### Stated task:
Return the entries below verbatim. Pictures stay out.

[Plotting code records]
_____

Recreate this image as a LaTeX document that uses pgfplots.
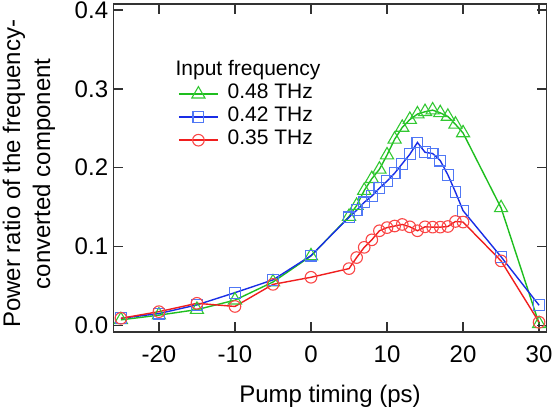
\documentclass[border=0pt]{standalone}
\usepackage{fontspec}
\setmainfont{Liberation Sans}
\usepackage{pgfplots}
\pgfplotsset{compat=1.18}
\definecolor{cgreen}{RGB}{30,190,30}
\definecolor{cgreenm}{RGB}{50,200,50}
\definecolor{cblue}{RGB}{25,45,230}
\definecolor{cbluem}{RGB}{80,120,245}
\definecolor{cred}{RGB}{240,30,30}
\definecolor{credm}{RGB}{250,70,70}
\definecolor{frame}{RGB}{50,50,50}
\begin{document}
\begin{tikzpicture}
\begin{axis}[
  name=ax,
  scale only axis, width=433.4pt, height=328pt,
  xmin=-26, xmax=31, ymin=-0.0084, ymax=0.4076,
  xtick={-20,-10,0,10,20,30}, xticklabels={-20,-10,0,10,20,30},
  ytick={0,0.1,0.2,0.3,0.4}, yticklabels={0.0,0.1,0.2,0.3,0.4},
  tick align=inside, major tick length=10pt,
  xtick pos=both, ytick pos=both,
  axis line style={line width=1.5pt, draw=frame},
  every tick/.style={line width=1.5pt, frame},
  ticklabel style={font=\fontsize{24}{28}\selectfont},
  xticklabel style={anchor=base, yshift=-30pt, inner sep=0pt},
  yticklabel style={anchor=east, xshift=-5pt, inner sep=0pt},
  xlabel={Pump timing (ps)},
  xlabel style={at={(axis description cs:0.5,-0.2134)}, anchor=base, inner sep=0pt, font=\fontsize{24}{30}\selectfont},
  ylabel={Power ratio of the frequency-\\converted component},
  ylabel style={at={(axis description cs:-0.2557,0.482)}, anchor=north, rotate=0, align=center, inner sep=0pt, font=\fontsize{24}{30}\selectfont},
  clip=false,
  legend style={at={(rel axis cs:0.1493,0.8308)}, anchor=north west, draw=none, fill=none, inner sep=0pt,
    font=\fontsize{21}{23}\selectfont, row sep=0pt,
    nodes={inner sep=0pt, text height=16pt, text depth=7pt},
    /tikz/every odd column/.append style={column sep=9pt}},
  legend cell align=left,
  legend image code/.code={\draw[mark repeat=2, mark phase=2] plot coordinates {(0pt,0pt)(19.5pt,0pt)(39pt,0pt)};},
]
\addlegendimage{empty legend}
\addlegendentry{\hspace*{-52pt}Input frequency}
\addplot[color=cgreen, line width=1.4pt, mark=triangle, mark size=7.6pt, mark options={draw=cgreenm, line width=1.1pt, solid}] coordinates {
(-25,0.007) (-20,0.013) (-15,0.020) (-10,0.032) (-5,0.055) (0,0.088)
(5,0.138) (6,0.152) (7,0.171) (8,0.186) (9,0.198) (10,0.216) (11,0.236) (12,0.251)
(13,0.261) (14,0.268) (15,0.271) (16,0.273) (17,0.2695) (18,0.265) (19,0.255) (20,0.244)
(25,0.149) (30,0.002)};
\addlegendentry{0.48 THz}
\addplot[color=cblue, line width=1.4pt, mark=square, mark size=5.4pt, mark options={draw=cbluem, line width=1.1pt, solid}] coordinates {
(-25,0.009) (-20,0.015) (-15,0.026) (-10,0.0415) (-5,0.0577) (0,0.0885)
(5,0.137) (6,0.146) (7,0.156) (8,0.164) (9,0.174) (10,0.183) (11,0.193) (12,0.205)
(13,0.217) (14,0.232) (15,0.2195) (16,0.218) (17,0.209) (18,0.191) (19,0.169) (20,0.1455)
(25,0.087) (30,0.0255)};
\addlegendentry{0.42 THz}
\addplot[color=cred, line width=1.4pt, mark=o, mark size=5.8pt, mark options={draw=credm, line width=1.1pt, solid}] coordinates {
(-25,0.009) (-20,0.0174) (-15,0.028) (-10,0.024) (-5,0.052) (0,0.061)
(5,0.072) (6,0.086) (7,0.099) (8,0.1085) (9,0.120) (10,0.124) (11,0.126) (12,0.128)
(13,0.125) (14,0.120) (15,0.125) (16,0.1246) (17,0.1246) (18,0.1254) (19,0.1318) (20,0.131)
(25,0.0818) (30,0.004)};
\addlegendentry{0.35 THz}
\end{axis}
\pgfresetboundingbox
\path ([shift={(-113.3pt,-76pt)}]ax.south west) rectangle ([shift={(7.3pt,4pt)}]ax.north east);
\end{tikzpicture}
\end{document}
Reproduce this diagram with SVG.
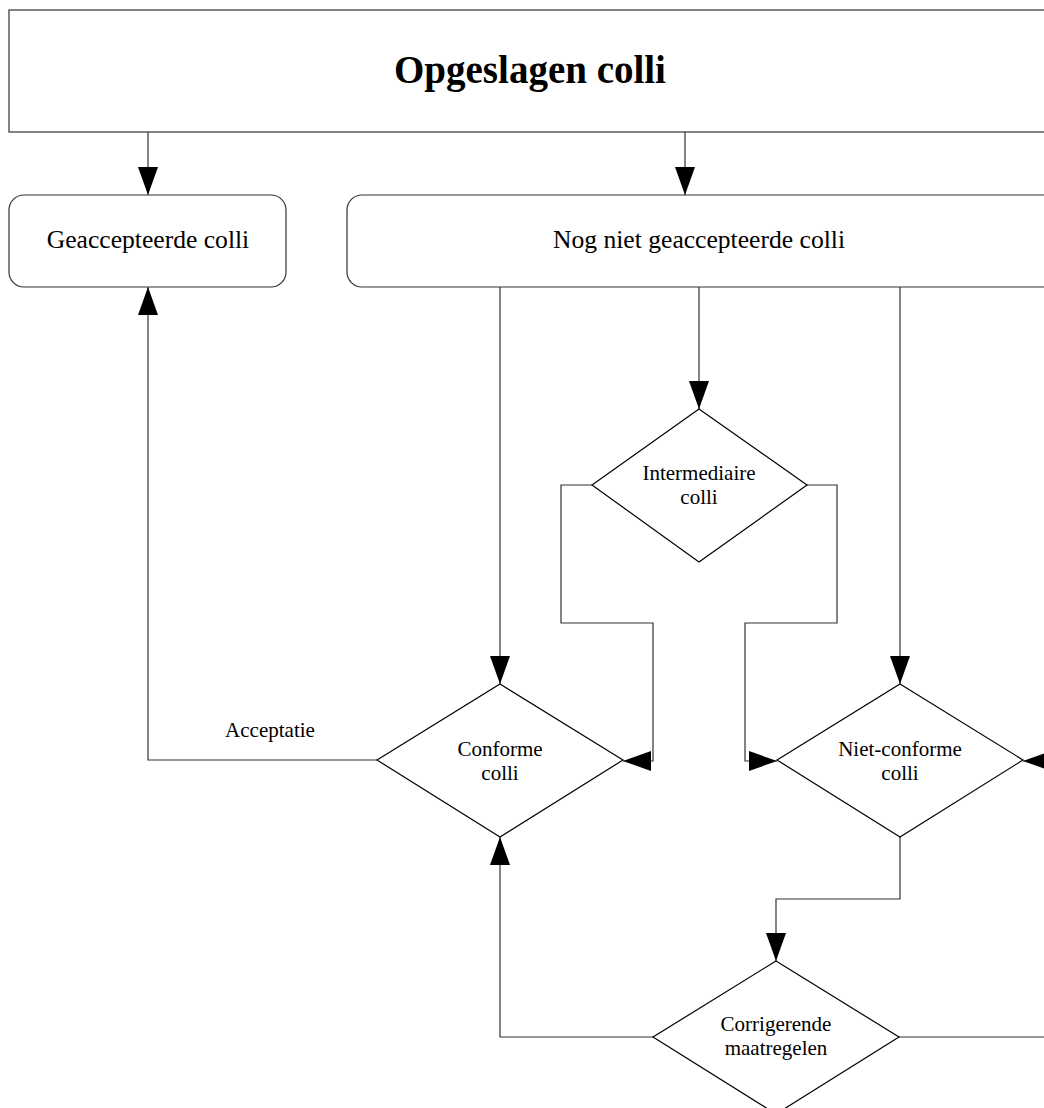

_____

### Exercise output:
Recreate this image as a LaTeX document that uses pgfplots.
\documentclass[border=0pt]{standalone}
\usepackage{fontspec}
\setmainfont{Liberation Sans}
\usepackage{pgfplots}
\pgfplotsset{compat=1.18}
\definecolor{cgreen}{RGB}{30,190,30}
\definecolor{cgreenm}{RGB}{50,200,50}
\definecolor{cblue}{RGB}{25,45,230}
\definecolor{cbluem}{RGB}{80,120,245}
\definecolor{cred}{RGB}{240,30,30}
\definecolor{credm}{RGB}{250,70,70}
\definecolor{frame}{RGB}{50,50,50}
\begin{document}
\begin{tikzpicture}
\begin{axis}[
  name=ax,
  scale only axis, width=433.4pt, height=328pt,
  xmin=-26, xmax=31, ymin=-0.0084, ymax=0.4076,
  xtick={-20,-10,0,10,20,30}, xticklabels={-20,-10,0,10,20,30},
  ytick={0,0.1,0.2,0.3,0.4}, yticklabels={0.0,0.1,0.2,0.3,0.4},
  tick align=inside, major tick length=10pt,
  xtick pos=both, ytick pos=both,
  axis line style={line width=1.5pt, draw=frame},
  every tick/.style={line width=1.5pt, frame},
  ticklabel style={font=\fontsize{24}{28}\selectfont},
  xticklabel style={anchor=base, yshift=-30pt, inner sep=0pt},
  yticklabel style={anchor=east, xshift=-5pt, inner sep=0pt},
  xlabel={Pump timing (ps)},
  xlabel style={at={(axis description cs:0.5,-0.2134)}, anchor=base, inner sep=0pt, font=\fontsize{24}{30}\selectfont},
  ylabel={Power ratio of the frequency-\\converted component},
  ylabel style={at={(axis description cs:-0.2557,0.482)}, anchor=north, rotate=0, align=center, inner sep=0pt, font=\fontsize{24}{30}\selectfont},
  clip=false,
  legend style={at={(rel axis cs:0.1493,0.8308)}, anchor=north west, draw=none, fill=none, inner sep=0pt,
    font=\fontsize{21}{23}\selectfont, row sep=0pt,
    nodes={inner sep=0pt, text height=16pt, text depth=7pt},
    /tikz/every odd column/.append style={column sep=9pt}},
  legend cell align=left,
  legend image code/.code={\draw[mark repeat=2, mark phase=2] plot coordinates {(0pt,0pt)(19.5pt,0pt)(39pt,0pt)};},
]
\addlegendimage{empty legend}
\addlegendentry{\hspace*{-52pt}Input frequency}
\addplot[color=cgreen, line width=1.4pt, mark=triangle, mark size=7.6pt, mark options={draw=cgreenm, line width=1.1pt, solid}] coordinates {
(-25,0.007) (-20,0.013) (-15,0.020) (-10,0.032) (-5,0.055) (0,0.088)
(5,0.138) (6,0.152) (7,0.171) (8,0.186) (9,0.198) (10,0.216) (11,0.236) (12,0.251)
(13,0.261) (14,0.268) (15,0.271) (16,0.273) (17,0.2695) (18,0.265) (19,0.255) (20,0.244)
(25,0.149) (30,0.002)};
\addlegendentry{0.48 THz}
\addplot[color=cblue, line width=1.4pt, mark=square, mark size=5.4pt, mark options={draw=cbluem, line width=1.1pt, solid}] coordinates {
(-25,0.009) (-20,0.015) (-15,0.026) (-10,0.0415) (-5,0.0577) (0,0.0885)
(5,0.137) (6,0.146) (7,0.156) (8,0.164) (9,0.174) (10,0.183) (11,0.193) (12,0.205)
(13,0.217) (14,0.232) (15,0.2195) (16,0.218) (17,0.209) (18,0.191) (19,0.169) (20,0.1455)
(25,0.087) (30,0.0255)};
\addlegendentry{0.42 THz}
\addplot[color=cred, line width=1.4pt, mark=o, mark size=5.8pt, mark options={draw=credm, line width=1.1pt, solid}] coordinates {
(-25,0.009) (-20,0.0174) (-15,0.028) (-10,0.024) (-5,0.052) (0,0.061)
(5,0.072) (6,0.086) (7,0.099) (8,0.1085) (9,0.120) (10,0.124) (11,0.126) (12,0.128)
(13,0.125) (14,0.120) (15,0.125) (16,0.1246) (17,0.1246) (18,0.1254) (19,0.1318) (20,0.131)
(25,0.0818) (30,0.004)};
\addlegendentry{0.35 THz}
\end{axis}
\pgfresetboundingbox
\path ([shift={(-113.3pt,-76pt)}]ax.south west) rectangle ([shift={(7.3pt,4pt)}]ax.north east);
\end{tikzpicture}
\end{document}
Reproduce this diagram with SVG.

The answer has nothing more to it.